======== TASK INPUT ========
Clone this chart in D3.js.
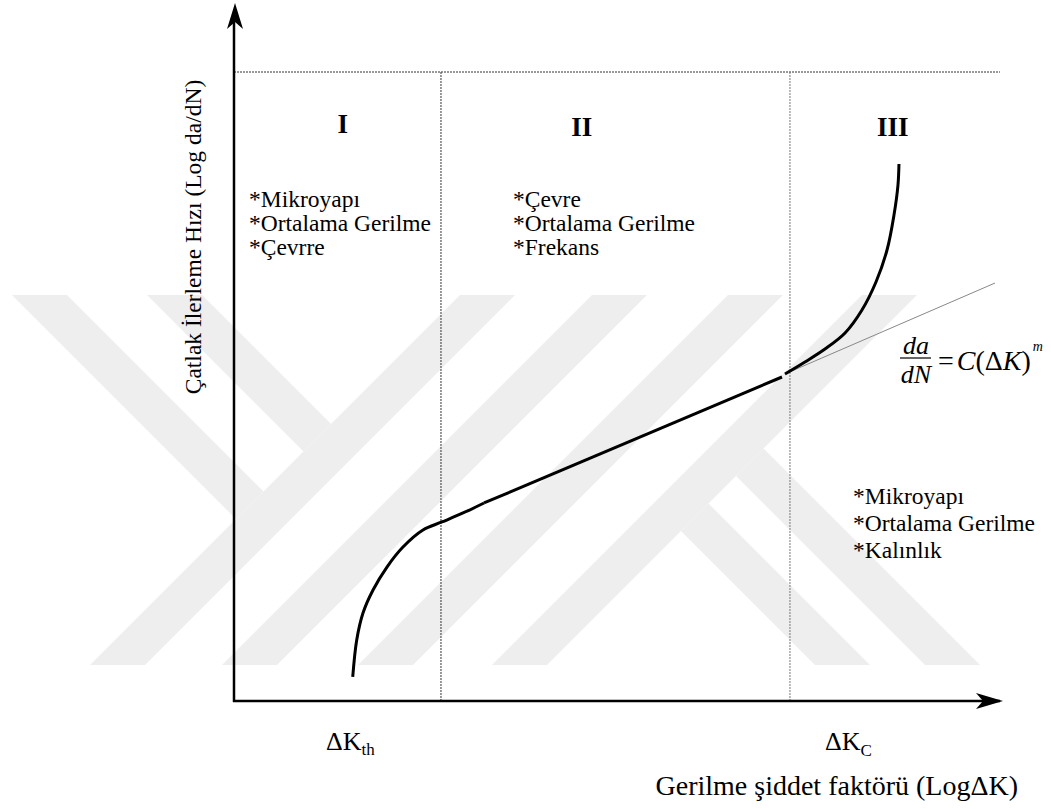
<!DOCTYPE html>
<html><head><meta charset="utf-8">
<script src="https://cdn.jsdelivr.net/npm/d3@7"></script>
<style>body{margin:0;background:#fff}svg{display:block}text{font-family:"Liberation Serif","Times New Roman",serif;fill:#000}</style>
</head><body>
<svg id="chart" width="1051" height="809"></svg>
<script>
// ---- data (x: log ΔK, y: log da/dN, arbitrary units 0–10) ----
const regionI = [[1.550,0.382],[1.602,0.970],[1.684,1.399],[1.815,1.765],[1.997,2.130],[2.206,2.448],[2.467,2.719],[2.715,2.846],[2.990,2.989],[3.264,3.148]];
const regionII = [[3.264,3.148],[7.154,5.151]];
const regionIII = [[7.193,5.199],[7.454,5.390],[7.715,5.596],[7.977,5.851],[8.198,6.216],[8.381,6.661],[8.525,7.170],[8.616,7.727],[8.668,8.203],[8.681,8.537]];
const parisLine = [[7.193,5.199],[9.935,6.645]];
const boundaries = [2.702, 7.258];
const regionLabels = ["I","II","III"];
const regionCenters = [1.42, 4.54, 8.60];
const factorsI = ["*Mikroyapı","*Ortalama Gerilme","*Çevrre"];
const factorsII = ["*Çevre","*Ortalama Gerilme","*Frekans"];
const factorsIII = ["*Mikroyapı","*Ortalama Gerilme","*Kalınlık"];
const xTitle = "Gerilme şiddet faktörü (LogΔK)";
const yTitle = "Çatlak İlerleme Hızı (Log da/dN)";

const W = 1051, H = 809;
const svg = d3.select("#chart");
svg.append("rect").attr("width", W).attr("height", H).attr("fill", "#fff");

const x = d3.scaleLinear().domain([0, 10]).range([234, 1000]);
const y = d3.scaleLinear().domain([0, 10]).range([701, 72]);

// ---- background watermark (light grey stripes) ----
const wm = svg.append("g").attr("fill", "#eeeeee");
const wTop = 295, wBot = 665, bw = 55, hh = wBot - wTop;
const slashBands = [90, 222, 358, 492];
slashBands.forEach(b => {
  wm.append("polygon").attr("points", [[b, wBot], [b + bw, wBot], [b + bw + hh, wTop], [b + hh, wTop]].join(" "));
});
const S3 = slashBands[0] + wBot;
[12, 147].forEach(t => {
  const kl = wTop - t, kr = wTop - (t + bw);
  const xl = (S3 - kl) / 2, xr = (S3 - kr) / 2;
  wm.append("polygon").attr("points", [[t, wTop], [t + bw, wTop], [xr, S3 - xr], [xl, S3 - xl]].join(" "));
});
const S6 = slashBands[3] + bw + wBot;
[815, 925].forEach(b => {
  const kl = wBot - b, kr = wBot - (b + bw);
  const xl = (S6 - kl) / 2, xr = (S6 - kr) / 2;
  wm.append("polygon").attr("points", [[b, wBot], [b + bw, wBot], [xr, S6 - xr], [xl, S6 - xl]].join(" "));
});

// ---- dotted frame lines ----
svg.append("line").attr("x1", x(0)).attr("x2", x(10)).attr("y1", y(10)).attr("y2", y(10))
  .attr("stroke", "#333").attr("stroke-width", 1).attr("stroke-dasharray", "2,1");
svg.selectAll("line.bound").data(boundaries).enter().append("line").attr("class", "bound")
  .attr("x1", d => x(d)).attr("x2", d => x(d)).attr("y1", y(0)).attr("y2", y(10))
  .attr("stroke", (d, i) => i ? "#777" : "#333").attr("stroke-width", 1).attr("stroke-dasharray", "2,1");

// ---- axes with arrows ----
const xAxis = svg.append("g").attr("transform", `translate(0,${y(0)})`)
  .call(d3.axisBottom(x).tickValues([]).tickSizeOuter(0));
xAxis.select(".domain").attr("stroke", "#000").attr("stroke-width", 2.5).attr("d", `M${x(0) - 1},0H${x(10)}`);
const yAxis = svg.append("g").attr("transform", `translate(${x(0)},0)`)
  .call(d3.axisLeft(y).tickValues([]).tickSizeOuter(0));
yAxis.select(".domain").attr("stroke", "#000").attr("stroke-width", 2.5).attr("d", `M0,${y(0) + 1}V20`);
const ax = x(10) + 3, ay = y(0);
svg.append("path").attr("d", `M${ax},${ay} L${ax - 27},${ay - 8} L${ax - 20},${ay} L${ax - 27},${ay + 8} Z`).attr("fill", "#000");
const tx = x(0) + 1, ty = 3;
svg.append("path").attr("d", `M${tx},${ty} L${tx - 8},${ty + 26} L${tx},${ty + 19} L${tx + 8},${ty + 26} Z`).attr("fill", "#000");

// ---- curve ----
const straight = d3.line().x(d => x(d[0])).y(d => y(d[1]));
const smooth = d3.line().x(d => x(d[0])).y(d => y(d[1])).curve(d3.curveCatmullRom.alpha(0.5));
svg.append("path").datum(parisLine).attr("d", straight).attr("fill", "none").attr("stroke", "#888").attr("stroke-width", 1);
svg.append("path").datum(regionI).attr("d", smooth).attr("fill", "none").attr("stroke", "#000").attr("stroke-width", 3);
svg.append("path").datum(regionII).attr("d", straight).attr("fill", "none").attr("stroke", "#000").attr("stroke-width", 3);
svg.append("path").datum(regionIII).attr("d", smooth).attr("fill", "none").attr("stroke", "#000").attr("stroke-width", 3);

// ---- region labels ----
svg.selectAll("text.reg").data(regionLabels).enter().append("text").attr("class", "reg")
  .attr("x", (d, i) => x(regionCenters[i])).attr("y", (d, i) => i ? 136 : 133)
  .attr("text-anchor", "middle").style("font-weight", "bold").style("font-size", "27px").text(d => d);

// ---- factor lists ----
function list(items, x0, y0, dy) {
  svg.append("g").selectAll("text").data(items).enter().append("text")
    .attr("x", x0).attr("y", (d, i) => y0 + i * dy).style("font-size", "23.5px").text(d => d);
}
list(factorsI, 249, 207, 24);
list(factorsII, 513, 207, 24);
list(factorsIII, 853, 504, 27);

// ---- Paris law formula ----
const fg = svg.append("g").style("font-size", "26px");
fg.append("text").attr("x", 916).attr("y", 354).attr("text-anchor", "middle").style("font-style", "italic").text("da");
fg.append("line").attr("x1", 900).attr("x2", 931).attr("y1", 358).attr("y2", 358).attr("stroke", "#000").attr("stroke-width", 1.2);
fg.append("text").attr("x", 916).attr("y", 383).attr("text-anchor", "middle").style("font-style", "italic").text("dN");
const ft = fg.append("text").attr("x", 938).attr("y", 370).style("font-size", "28px");
ft.append("tspan").text("=");
ft.append("tspan").attr("dx", 3).style("font-style", "italic").text("C");
ft.append("tspan").text("(Δ");
ft.append("tspan").style("font-style", "italic").text("K");
ft.append("tspan").text(")");
ft.append("tspan").attr("dy", -19).attr("dx", 2).style("font-style", "italic").style("font-size", "14px").text("m");

// ---- axis point labels ----
const kth = svg.append("text").attr("x", 326).attr("y", 750).style("font-size", "26px");
kth.append("tspan").text("ΔK");
kth.append("tspan").attr("dy", 5).style("font-size", "17px").text("th");
const kc = svg.append("text").attr("x", 825).attr("y", 750).style("font-size", "26px");
kc.append("tspan").text("ΔK");
kc.append("tspan").attr("dy", 6).style("font-size", "17px").text("C");

// ---- axis titles ----
svg.append("text").attr("x", 1018).attr("y", 795).attr("text-anchor", "end").style("font-size", "28px").text(xTitle);
svg.append("text").attr("transform", "translate(201,237) rotate(-90)").attr("text-anchor", "middle")
  .style("font-size", "23.5px").text(yTitle);
</script>
</body></html>
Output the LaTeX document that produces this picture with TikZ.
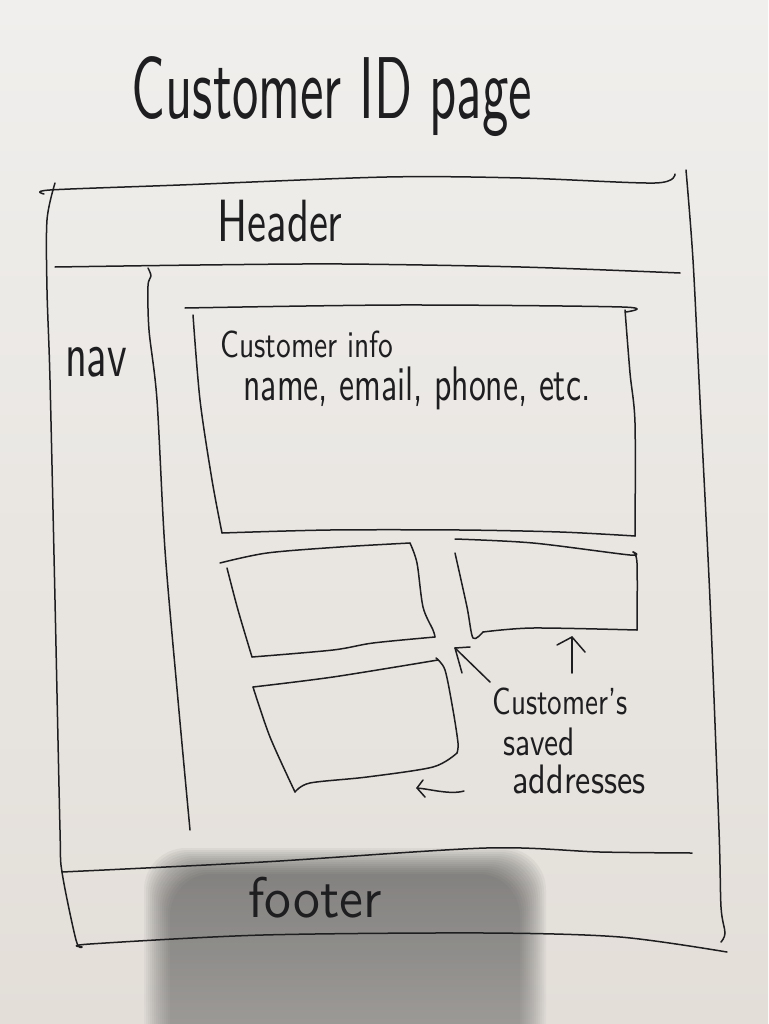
\documentclass[tikz,border=0pt]{standalone}
\usepackage{graphicx}

\definecolor{ink}{HTML}{1E1D1F}
\definecolor{papertop}{HTML}{F0EFED}
\definecolor{paperbot}{HTML}{E3DED8}
\definecolor{shade}{HTML}{46352A}

\tikzset{
  pen/.style={draw=ink, line width=1.5pt, line cap=round, line join=round},
  scribble/.style={inner sep=0pt, outer sep=0pt, text=ink, font=\sffamily},
}
% hand-lettering: text squeezed into a given width and total height
\newcommand{\lettering}[3]{\resizebox*{#1pt}{#2pt}{#3}}

\begin{document}
\begin{tikzpicture}[x=1pt,y=-1pt]
\useasboundingbox (0,0) rectangle (768,1024);

% paper
\shade[top color=papertop, bottom color=paperbot] (0,0) rectangle (768,1024);

% soft shadow at the bottom of the sheet
\foreach \e in {26,24,...,0}{
  \fill[shade, opacity=0.028, rounded corners=42pt]
    ({170-\e},{874-\e}) rectangle ({520+\e},1080);
}

% ---- title
\node[scribble] (title) at (332,97) {\lettering{400}{80}{Customer ID page}};

% ---- outer page frame
\draw[pen] plot[smooth, tension=0.5] coordinates
  {(44,194) (50,190) (180,185) (387,177) (521,178) (655,183) (675,174)};
\draw[pen] plot[smooth, tension=0.5] coordinates
  {(55,183) (47,220) (47,290) (50,380) (55,600) (60,830) (62,872) (76,940) (82,947)};
\draw[pen] plot[smooth, tension=0.5] coordinates
  {(686,170) (693,260) (700,400) (710,600) (719,830) (721,907) (725,933) (721,942)};

% header band
\draw[pen] plot[smooth, tension=0.5] coordinates
  {(55,267) (200,265) (342,264) (521,267) (680,273)};
\node[scribble] (header) at (280,221) {\lettering{125}{42}{Header}};

% nav column
\draw[pen] plot[smooth, tension=0.5] coordinates
  {(148,268) (151,276) (148,286) (149,330) (157,400) (165,550) (178,700) (190,830)};
\node[scribble] (nav) at (96,362) {\lettering{62}{30}{nav}};

% footer band
\draw[pen] plot[smooth, tension=0.5] coordinates
  {(62,872) (263,862) (486,848) (600,852) (692,853)};
\draw[pen] plot[smooth, tension=0.5] coordinates
  {(82,947) (90,944) (263,935) (486,933) (620,937) (727,952)};
\node[scribble] (footer) at (315,898) {\lettering{133}{41}{footer}};

% ---- customer info panel
\draw[pen] plot[smooth, tension=0.5] coordinates
  {(185,308) (400,305) (622,307) (626,312)};
\draw[pen] plot[smooth, tension=0.5] coordinates
  {(193,315) (200,400) (212,480) (222,533)};
\draw[pen] plot[smooth, tension=0.5] coordinates
  {(222,533) (330,530) (460,530) (560,532) (635,536)};
\draw[pen] plot[smooth, tension=0.5] coordinates
  {(625,310) (630,373) (635,423) (635,536)};
\node[scribble] (infotitle) at (307,344) {\lettering{173}{27}{Customer info}};
\node[scribble] (infofields) at (417,388) {\lettering{347}{43}{name, email, phone, etc.}};

% ---- saved address cards
% upper left card
\draw[pen] plot[smooth, tension=0.5] coordinates
  {(220,563) (267,553) (340,547) (410,543)};
\draw[pen] plot[smooth, tension=0.5] coordinates
  {(227,568) (238,610) (252,657)};
\draw[pen] plot[smooth, tension=0.5] coordinates
  {(252,657) (333,650) (373,643) (435,637)};
\draw[pen] plot[smooth, tension=0.5] coordinates
  {(410,543) (417,563) (423,607) (433,630) (435,637)};

% upper right card
\draw[pen] plot[smooth, tension=0.5] coordinates
  {(455,539) (533,543) (630,555) (633,552)};
\draw[pen] plot[smooth, tension=0.5] coordinates
  {(455,553) (467,607) (473,638) (483,632)};
\draw[pen] plot[smooth, tension=0.5] coordinates
  {(483,632) (533,628) (637,630)};
\draw[pen] plot[smooth, tension=0.5] coordinates
  {(633,552) (637,563) (637,630)};

% lower card
\draw[pen] plot[smooth, tension=0.5] coordinates
  {(253,687) (333,677) (438,660)};
\draw[pen] plot[smooth, tension=0.5] coordinates
  {(253,687) (270,737) (295,792)};
\draw[pen] plot[smooth, tension=0.5] coordinates
  {(295,792) (310,783) (367,777) (433,767) (457,753)};
\draw[pen] plot[smooth, tension=0.5] coordinates
  {(436,658) (445,670) (453,710) (458,743) (457,753)};

% ---- callout
\node[scribble] (callA) at (560,701) {\lettering{135}{27}{Customer's}};
\node[scribble] (callB) at (539,742) {\lettering{72}{28}{saved}};
\node[scribble] (callC) at (579,779) {\lettering{133}{29}{addresses}};

\coordinate (p1from) at (490,682);
\coordinate (p1to)   at (455,648);
\coordinate (p2from) at (572,673);
\coordinate (p2to)   at (572,637);
\coordinate (p3from) at (464,791);
\coordinate (p3to)   at (417,788);

% shafts
\draw[pen] (p1from) -- (p1to);
\draw[pen] (p2from) -- (p2to);
\draw[pen] (p3from) .. controls (450,795) and (430,789) .. (p3to);
% open pen-stroke heads
\draw[pen] (p1to) ++(7,25) -- (p1to) -- ++(15,-1);
\draw[pen] (p2to) ++(-15,8) -- (p2to) -- ++(13,15);
\draw[pen] (p3to) ++(6,-8) -- (p3to) -- ++(8,9);

\end{tikzpicture}
\end{document}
========
WORK TO COMPLETE: Where a line holds "chart", copy that line.

EXPECTED ANSWER:
Clone this chart in D3.js.
<svg id="chart" width="1051" height="809"></svg>
const svg = d3.select("#chart");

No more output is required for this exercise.